Uncorrectable sector count

rumpleforeskin

Senior member
Hi

Had trouble copying a particular file from one of my drives earlier, the transfer would freeze during the copy operation. Running crystal disk info gives me a caution for the drive concerned.



Looks as though the drive has some bad sectors that have not been reallocated?
Assuming the count is static should I be concerned?
Going to copy the data off over night as a precaution.
 
Looks as though the drive has some bad sectors that have not been reallocated?
Assuming the count is static should I be concerned?
Note the pending sector count is the same (71?). That indicates that it's waiting for you to try to write data to those LBAs. Then, assuming it can, the pending will go away (possibly with an increase in reallocated sectors, of ot has to move them).
 
Time to get a new HD, and use this one as a scratch drive.
While it is true that you can keep using this drive, eventually, it will fail on you.
 
Time to get a new HD, and use this one as a scratch drive.
While it is true that you can keep using this drive, eventually, it will fail on you.

They ALL will fail. It's just a matter of when. I've had a WD green that kept working fine for about 3 years of regular use after a reallocation. The other 2 drives that I owned that came up with these errors failed within a matter of weeks/months.

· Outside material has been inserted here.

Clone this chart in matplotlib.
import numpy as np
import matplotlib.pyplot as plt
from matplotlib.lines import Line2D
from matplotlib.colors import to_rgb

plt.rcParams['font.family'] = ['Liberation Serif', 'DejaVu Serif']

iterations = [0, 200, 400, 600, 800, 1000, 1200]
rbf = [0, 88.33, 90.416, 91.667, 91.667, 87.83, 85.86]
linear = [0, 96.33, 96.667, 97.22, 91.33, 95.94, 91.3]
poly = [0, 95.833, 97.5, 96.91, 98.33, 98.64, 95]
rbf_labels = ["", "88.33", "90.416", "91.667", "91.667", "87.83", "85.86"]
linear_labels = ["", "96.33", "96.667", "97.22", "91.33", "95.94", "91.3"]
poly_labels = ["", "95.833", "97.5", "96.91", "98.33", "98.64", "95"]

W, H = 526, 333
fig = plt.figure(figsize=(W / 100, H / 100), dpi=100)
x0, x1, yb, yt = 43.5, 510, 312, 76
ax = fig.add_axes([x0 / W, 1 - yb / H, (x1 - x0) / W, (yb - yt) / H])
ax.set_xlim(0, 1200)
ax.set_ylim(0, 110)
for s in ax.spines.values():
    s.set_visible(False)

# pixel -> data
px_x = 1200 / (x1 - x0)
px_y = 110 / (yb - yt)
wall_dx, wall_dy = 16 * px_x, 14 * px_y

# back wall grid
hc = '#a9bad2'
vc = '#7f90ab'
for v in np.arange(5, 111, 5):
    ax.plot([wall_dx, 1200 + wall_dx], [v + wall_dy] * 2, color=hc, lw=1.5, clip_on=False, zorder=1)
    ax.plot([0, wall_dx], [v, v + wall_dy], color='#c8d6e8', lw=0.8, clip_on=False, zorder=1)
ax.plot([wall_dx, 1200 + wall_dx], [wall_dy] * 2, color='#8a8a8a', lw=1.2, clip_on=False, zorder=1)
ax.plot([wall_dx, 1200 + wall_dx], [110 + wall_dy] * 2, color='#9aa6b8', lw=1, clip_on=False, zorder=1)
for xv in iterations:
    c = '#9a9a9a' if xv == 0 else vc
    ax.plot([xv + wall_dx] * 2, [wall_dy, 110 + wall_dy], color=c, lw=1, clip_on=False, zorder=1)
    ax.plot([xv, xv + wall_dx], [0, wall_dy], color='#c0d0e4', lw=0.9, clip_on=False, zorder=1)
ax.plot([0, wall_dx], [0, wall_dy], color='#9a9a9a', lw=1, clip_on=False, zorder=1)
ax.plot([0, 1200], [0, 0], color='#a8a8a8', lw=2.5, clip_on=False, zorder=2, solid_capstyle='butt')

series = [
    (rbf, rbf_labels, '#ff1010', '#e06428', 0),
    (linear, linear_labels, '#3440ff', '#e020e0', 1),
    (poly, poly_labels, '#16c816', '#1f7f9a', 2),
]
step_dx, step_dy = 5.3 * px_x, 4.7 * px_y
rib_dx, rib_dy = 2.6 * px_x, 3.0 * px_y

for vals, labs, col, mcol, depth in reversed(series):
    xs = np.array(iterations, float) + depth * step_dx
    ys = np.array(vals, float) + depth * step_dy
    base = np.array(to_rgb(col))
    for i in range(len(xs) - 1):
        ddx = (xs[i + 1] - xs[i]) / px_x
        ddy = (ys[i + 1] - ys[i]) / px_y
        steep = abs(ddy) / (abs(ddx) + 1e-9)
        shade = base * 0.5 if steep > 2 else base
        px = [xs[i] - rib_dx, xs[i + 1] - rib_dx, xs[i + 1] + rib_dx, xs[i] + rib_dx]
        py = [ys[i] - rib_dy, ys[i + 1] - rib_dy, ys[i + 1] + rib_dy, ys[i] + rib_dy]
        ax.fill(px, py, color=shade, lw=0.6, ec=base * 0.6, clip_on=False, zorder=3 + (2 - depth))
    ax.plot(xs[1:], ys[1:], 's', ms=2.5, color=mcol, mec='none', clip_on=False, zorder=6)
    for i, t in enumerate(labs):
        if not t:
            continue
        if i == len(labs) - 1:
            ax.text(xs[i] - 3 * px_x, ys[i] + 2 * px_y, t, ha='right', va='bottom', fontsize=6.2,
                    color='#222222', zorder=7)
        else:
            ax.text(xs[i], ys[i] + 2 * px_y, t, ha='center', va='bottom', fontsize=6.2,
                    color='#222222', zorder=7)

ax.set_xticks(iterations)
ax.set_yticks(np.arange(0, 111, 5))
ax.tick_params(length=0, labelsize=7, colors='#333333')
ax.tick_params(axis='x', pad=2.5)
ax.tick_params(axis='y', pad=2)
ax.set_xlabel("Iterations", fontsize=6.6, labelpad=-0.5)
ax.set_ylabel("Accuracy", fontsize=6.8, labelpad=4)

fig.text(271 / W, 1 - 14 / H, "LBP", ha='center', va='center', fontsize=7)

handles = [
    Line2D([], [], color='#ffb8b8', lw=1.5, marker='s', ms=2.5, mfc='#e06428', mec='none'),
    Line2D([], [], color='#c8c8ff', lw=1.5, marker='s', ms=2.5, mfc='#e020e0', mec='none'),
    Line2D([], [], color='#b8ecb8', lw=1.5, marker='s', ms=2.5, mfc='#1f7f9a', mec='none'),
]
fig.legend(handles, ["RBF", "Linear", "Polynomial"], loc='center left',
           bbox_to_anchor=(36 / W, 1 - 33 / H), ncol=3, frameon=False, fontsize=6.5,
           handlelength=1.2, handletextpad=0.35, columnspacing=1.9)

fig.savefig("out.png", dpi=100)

Like Elixer said, it doesn't make them completely unusable, they just shouldn't be trusted with any critical storage. In situations like this, I check to make sure the reallocation of sectors goes smoothly. If it does then I usually move the drive out of normal use and stick them in an enclosure for mobile use, relegate them to doing backups of the "healthier" drives or like he said, use them as a scratch drive.
 
I have copied all the data off as a precaution, as the drive is still within its warranty period I will apply to RMA it. Though it will have to wait a couple of weeks as I will not be in to receive the replacement until the new year.

If it fails in the mean time I now have nothing to lose.
 
Years back I have fixed bad sectors using Spinrite but them drives had much smaller volumes and I imagine it would take forever to complete a Spinrite session on these new large volume HDD's.

Sometimes bad sectors are not necessarily damaged but is an unreadable Trojan that is corruped data and can't even be deleted.

Running Checkdisk within Windows can isolate bad sectors but only while mounted on that system.

I have isolated and partitioned around bad sectors on a HDD and labeled it Bad Sectors to remind me not to write to that area

A Disk Management Tool like Sea Tools operates very much like Spinrite but Spinrite is much more intense and time consuming.

I would copy all saveable data off the HDD, attempt a format that usually failed then bust the drive with Delpart.EXE, run Spinrite then repartition the drive and unconditional format. If successful attempt to use the drive - If not , toss the drive.